STATED TASK => Which lines hold the string "diagram"? Copy every one of them.

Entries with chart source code
__________________________________________________

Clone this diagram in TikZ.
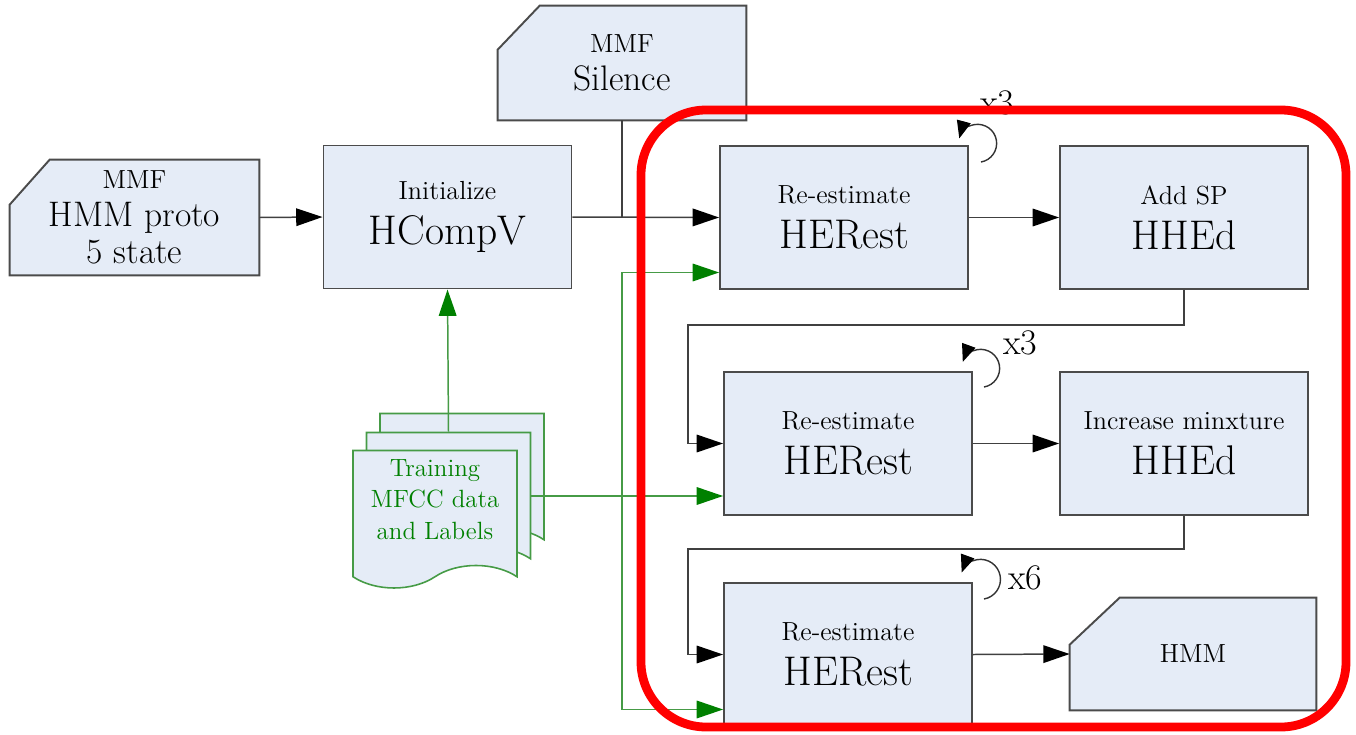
\documentclass[tikz,border=0pt]{standalone}
\usepackage{tikz}
\usetikzlibrary{shapes, shapes.symbols, positioning, arrows.meta, backgrounds}
\definecolor{boxFill}{RGB}{229,236,247}
\definecolor{boxBord}{RGB}{75,75,75}
\definecolor{dataGreen}{RGB}{0,128,0}
\definecolor{dataLine}{RGB}{70,155,70}
\definecolor{groupRed}{RGB}{255,0,0}
\newcommand{\toolfont}{\fontsize{23.6}{25.5}\selectfont}
\newcommand{\notefont}{\fontsize{14.9}{25.5}\selectfont}
\newcommand{\protofont}{\fontsize{20.2}{21.5}\selectfont}
\tikzstyle{toolBox}=[rectangle, draw=boxBord, fill=boxFill, line width=1.1pt,
  minimum width=4.96cm, minimum height=2.86cm, align=center, font=\notefont]
\tikzstyle{fileBox}=[rectangle, minimum width=4.98cm, minimum height=2.3cm,
  align=center, font=\fontsize{14.9}{21.5}\selectfont]
\tikzstyle{fileShape}=[draw=boxBord, fill=boxFill, line width=1.1pt]
\tikzstyle{dataDoc}=[tape, tape bend top=none, tape bend bottom=in and out,
  tape bend height=0.45cm, draw=dataLine, fill=boxFill, line width=0.9pt,
  minimum width=3.28cm, minimum height=2.75cm, text depth=10pt, align=center,
  text=dataGreen, font=\fontsize{14.2}{18}\selectfont]
\tikzstyle{arrow}=[-{Triangle[length=15pt,width=10pt,color=black]}, line width=0.85pt, draw=black!75]
\tikzstyle{garrow}=[-{Triangle[length=15pt,width=10pt,color=dataGreen]}, line width=0.85pt, draw=dataLine]
\tikzstyle{link}=[line width=0.85pt, draw=black!75]
\tikzstyle{selfLoop}=[-{Triangle[length=10pt,width=8pt,color=black]}, line width=0.8pt, draw=black!80]
\tikzstyle{loopLabel}=[font=\fontsize{20.5}{20.5}\selectfont]
\tikzstyle{group}=[draw=groupRed, line width=5pt, rounded corners=1.3cm]

\begin{document}
\begin{tikzpicture}[x=0.02cm, y=-0.02cm]
      \useasboundingbox (0,0) rectangle (1356,734);

      % models and tools
      \node[fileBox] (proto) at (134.5,217.5) {MMF\\{\protofont HMM proto}\\{\protofont 5 state}};
      \node[toolBox] (hcompv) at (447.5,217) {Initialize\\{\toolfont HCompV}};
      \node[fileBox, minimum width=4.96cm, minimum height=2.28cm] (silence) at (622,63) {MMF\\{\protofont Silence}};
      \node[toolBox] (herestA) at (844,217.5) {Re-estimate\\{\toolfont HERest}};
      \node[toolBox] (hhedA) at (1184,217.5) {Add SP\\{\toolfont HHEd}};
      \node[toolBox] (herestB) at (848,443.5) {Re-estimate\\{\toolfont HERest}};
      \node[toolBox] (hhedB) at (1184,443.5) {Increase minxture\\{\toolfont HHEd}};
      \node[toolBox] (herestC) at (848,654.5) {Re-estimate\\{\toolfont HERest}};
      \node[fileBox, minimum width=4.92cm, minimum height=2.24cm] (hmm) at (1193,654) {HMM};

      \begin{scope}[on background layer]
        \foreach \f/\cx/\cy in {proto/0.8/0.9, silence/0.84/0.88, hmm/1/0.94}
        \draw[fileShape] (\f.south west) -- (\f.south east) -- (\f.north east)
          -- ([xshift=\cx cm]\f.north west) -- ([yshift=-\cy cm]\f.north west) -- cycle;
      \end{scope}

      % training data
      \node[dataDoc] (trainC) at (462,471) {};
      \node[dataDoc] (trainB) at (448.5,490) {};
      \node[dataDoc] (train) at (435,508) {Training\\MFCC data\\and Labels};

      \draw[arrow] (proto.east) -- (hcompv.west);
      \draw[arrow] (hcompv.east) -- (herestA.west);
      \draw[link] (silence.south) -- (silence.south |- hcompv.east);
      \draw[arrow] (herestA.east) -- (hhedA.west);
      \coordinate (turnA) at (688,325);
      \draw[arrow] (hhedA.south) |- (turnA) |- (herestB.west);
      \draw[arrow] (herestB.east) -- (hhedB.west);
      \coordinate (turnB) at (688,549);
      \draw[arrow] (hhedB.south) |- (turnB) |- (herestC.west);
      \draw[arrow] (herestC.east) -- (hmm.west);

      \coordinate (gsrc) at ([yshift=-0.12cm]trainB.east);
      \draw[garrow] (trainB.north) -- (hcompv.south);
      \draw[garrow] (gsrc) -- (gsrc -| silence.south) |- ([yshift=-1.1cm]herestA.west);
      \draw[garrow] (gsrc) -- (gsrc -| herestB.west);
      \draw[garrow] (gsrc) -- (gsrc -| silence.south) |- ([yshift=-1.1cm]herestC.west);

      % iterations
      \draw[selfLoop] ([shift={(12,17)}]herestA.north east) arc[start angle=80, end angle=-165, radius=19];
      \draw[selfLoop] ([shift={(11,16)}]herestB.north east) arc[start angle=80, end angle=-160, radius=19];
      \draw[selfLoop] ([shift={(11,17)}]herestC.north east) arc[start angle=80, end angle=-160, radius=20];
      \node[loopLabel] (repA) at (997,103) {x3};
      \node[loopLabel] (repB) at (1020,343) {x3};
      \node[loopLabel] (repC) at (1025,578) {x6};

      \draw[group] (641,110) rectangle (1346,727);
    \end{tikzpicture}
\end{document}
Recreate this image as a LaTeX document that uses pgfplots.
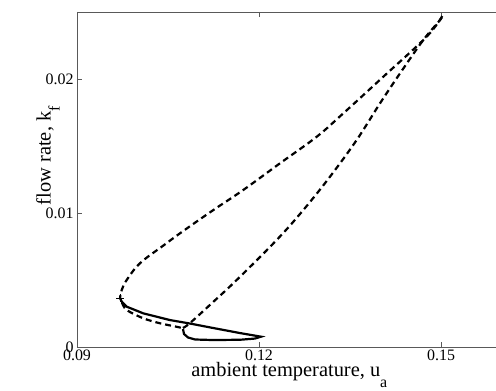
\documentclass[border=0pt]{standalone}
\usepackage{fontspec}
\setmainfont{Liberation Serif}
\usepackage{pgfplots}
\pgfplotsset{compat=1.18}
\newcommand{\tl}[1]{{\fontsize{16}{16}\selectfont #1}}
\begin{document}
\begin{tikzpicture}
\begin{axis}[
  at={(0,0)}, anchor=south west,
  scale only axis, width=424.7bp, height=335bp,
  xmin=0.09, xmax=0.16, ymin=0, ymax=0.025,
  xtick={0.09,0.12,0.15}, xticklabels={\tl{0.09},\tl{0.12},\tl{0.15}},
  ytick={0,0.01,0.02}, yticklabels={\tl{0},\tl{0.01},\tl{0.02}},
  scaled ticks=false,
  tick align=inside,
  xtick pos=both, ytick pos=both,
  xticklabel pos=left, yticklabel pos=left,
  major tick length=5bp,
  axis line style={draw=black!65, line width=0.8bp},
  every tick/.style={draw=black!65, line width=0.8bp},
  /pgf/number format/assume math mode=true,
  xticklabel style={yshift=1bp},
  xlabel={ambient temperature, u\raisebox{-11bp}{\fontsize{16}{16}\selectfont a}},
  ylabel={flow rate, k\raisebox{-9bp}{\fontsize{16}{16}\selectfont f}},
  xlabel style={font=\fontsize{20.5}{20.5}\selectfont, at={(axis description cs:0.5,0)}, anchor=base, yshift=-29bp},
  ylabel style={font=\fontsize{20.5}{20.5}\selectfont, at={(axis description cs:-0.062,0.413)}, anchor=base west, rotate=0},
  clip=false,
]
\addplot[black, line width=2.2bp, dash pattern=on 6bp off 4bp, smooth, tension=0.6] coordinates {
(0.1502,0.0247)
(0.14764,0.02316)
(0.14049,0.02017)
(0.13390,0.01744)
(0.12951,0.01569)
(0.12346,0.01371)
(0.11741,0.01172)
(0.11247,0.01022)
(0.10752,0.00866)
(0.10423,0.00757)
(0.10038,0.00625)
(0.09819,0.00500)
(0.09737,0.00425)
(0.09709,0.00363)
};
\addplot[black, line width=2.2bp, dash pattern=on 6bp off 4bp, smooth, tension=0.6] coordinates {
(0.10747,0.00142)
(0.10863,0.00179)
(0.1122,0.00326)
(0.11632,0.0050)
(0.12292,0.00799)
(0.1273,0.01022)
(0.1317,0.01271)
(0.1361,0.01545)
(0.13995,0.01819)
(0.14324,0.02042)
(0.14708,0.02291)
(0.14984,0.0244)
(0.1502,0.0247)
};
\addplot[black, line width=2.2bp, dash pattern=on 6bp off 4bp, smooth, tension=0.5] coordinates {
(0.09742,0.00330)
(0.09819,0.00276)
(0.10093,0.00214)
(0.10368,0.00177)
(0.10643,0.00151)
(0.10747,0.00140)
};
\addplot[black, line width=2.2bp] coordinates {
(0.09709,0.00363)
(0.09742,0.00336)
(0.09819,0.00301)
(0.10093,0.00251)
(0.10533,0.00201)
(0.10863,0.00175)
(0.11242,0.00142)
(0.11687,0.00104)
(0.12033,0.00077)
(0.11934,0.00063)
(0.11687,0.00054)
(0.11242,0.00052)
(0.10945,0.00056)
(0.1083,0.00071)
(0.10764,0.00097)
(0.10747,0.00134)
};
\addplot[only marks, mark=+, mark size=4bp, black, line width=1bp] coordinates {(0.09709,0.00363)};
\end{axis}
\pgfresetboundingbox
\path (-77bp,-44bp) rectangle (419bp,347bp);
\end{tikzpicture}
\end{document}
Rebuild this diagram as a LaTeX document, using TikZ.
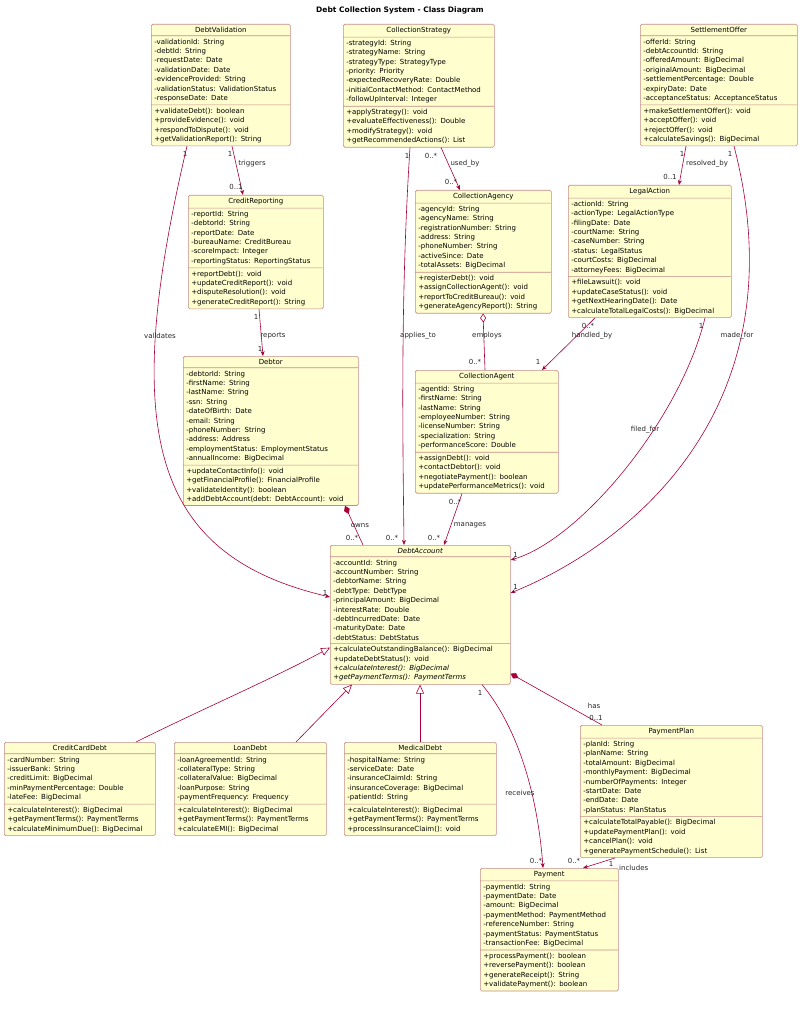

__________________________________________________

IN RESPONSE =>
Clone this diagram in TikZ.
Rebuild this diagram as a LaTeX document, using TikZ.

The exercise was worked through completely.